Tiffany, Perry Introduce Bill to Scrap “One China Policy,” Expand Diplomatic, Economic Ties with Taiwan
WASHINGTON, DC – U.S. Reps. Tom Tiffany (WI-07) and Scott Perry (PA-10) introduced legislation calling for the U.S. to resume formal diplomatic relations with Taiwan and end the outdated and counter-productive “One China Policy.” The bill (H. Con. Res. 21) also directs the Biden administration to support Taiwan’s membership in international organizations, and to initiate negotiations with Taipei on crafting a U.S.-Taiwan Free Trade Agreement.
“For more than 40 years, American presidents of both political parties have repeated Beijing’s bogus lie that Taiwan is part of Communist China – despite the objective reality that it is not,” said Tiffany. “It is time to do away with this outdated policy.”
“As an independent Nation that proudly collaborates with Taiwan across a wide spectrum of issues, it’s long past time The United States exercised our sovereign right to state what the world knows to be true: Taiwan is an independent country, and has been for over 70 years,” said Perry.
The U.S. maintained normal diplomatic relations with the government in Taiwan until 1979, when then-President Jimmy Carter abruptly cut off formal ties with Taipei and recognized the Communist regime in Beijing.
Lawmakers responded by approving the bipartisan Taiwan Relations Act (TRA), the cornerstone of continued U.S. ties with the island. President Reagan upgraded the relationship during his term with the “Six Assurances,” which made clear that the U.S. did not recognize Communist Chinese claims of sovereignty over Taiwan.
Despite the TRA and the “Six Assurances,” the U.S. still lacks formal ties with Taiwan, inexplicably treating the island’s democratically elected government the same way it treats brutal regimes in North Korea and Iran from a diplomatic perspective – and in a category worse than that of Cuba’s dictatorship, which President Obama and Vice President Biden recognized during their second term.
In 2020, Tiffany proposed an amendment to the annual Pentagon spending bill that sought to rescind a set of unproductive, self-imposed restrictions limiting communications between U.S. and Taiwanese officials.

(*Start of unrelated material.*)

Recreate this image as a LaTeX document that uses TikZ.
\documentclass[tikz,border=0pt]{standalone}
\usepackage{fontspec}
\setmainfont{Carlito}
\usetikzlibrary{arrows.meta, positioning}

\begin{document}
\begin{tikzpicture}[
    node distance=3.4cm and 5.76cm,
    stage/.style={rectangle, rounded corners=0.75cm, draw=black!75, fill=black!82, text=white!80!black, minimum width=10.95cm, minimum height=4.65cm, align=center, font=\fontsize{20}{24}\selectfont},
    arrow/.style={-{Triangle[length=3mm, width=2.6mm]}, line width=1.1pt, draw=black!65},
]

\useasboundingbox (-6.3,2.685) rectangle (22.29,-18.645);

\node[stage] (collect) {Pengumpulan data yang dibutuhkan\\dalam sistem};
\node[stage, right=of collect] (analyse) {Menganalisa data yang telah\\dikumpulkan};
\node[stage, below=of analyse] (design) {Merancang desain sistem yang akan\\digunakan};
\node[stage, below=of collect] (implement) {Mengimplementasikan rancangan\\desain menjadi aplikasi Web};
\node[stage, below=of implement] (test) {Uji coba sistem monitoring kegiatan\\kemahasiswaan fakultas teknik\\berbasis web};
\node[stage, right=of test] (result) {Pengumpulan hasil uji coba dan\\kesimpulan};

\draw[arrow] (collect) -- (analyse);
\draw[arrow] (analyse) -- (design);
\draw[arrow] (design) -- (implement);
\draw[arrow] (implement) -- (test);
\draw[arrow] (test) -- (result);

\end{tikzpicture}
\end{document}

While House Democrats refused to allow a vote on the amendment at the time, Secretary Pompeo later enacted the policy, scrapping the so-called “guidelines” and enabling greater communication and coordination between Taipei and Washington. It is unclear whether the Biden administration will roll back the changes under pressure from Beijing.
“America doesn’t need a permission slip from the Chinese Communist Party to talk to its friends and partners around the world,” added Tiffany. “Taiwan is a free, democratic and independent country, and it’s time U.S. policy reflected that fact.”
Introduction of the legislation coincides with the anniversary of a February 28, 1947 incident in Taiwan, known as the “228 massacre”, in which thousands of civilians were killed by security forces. The date is often cited as the event that triggered Taiwan’s democratic transformation.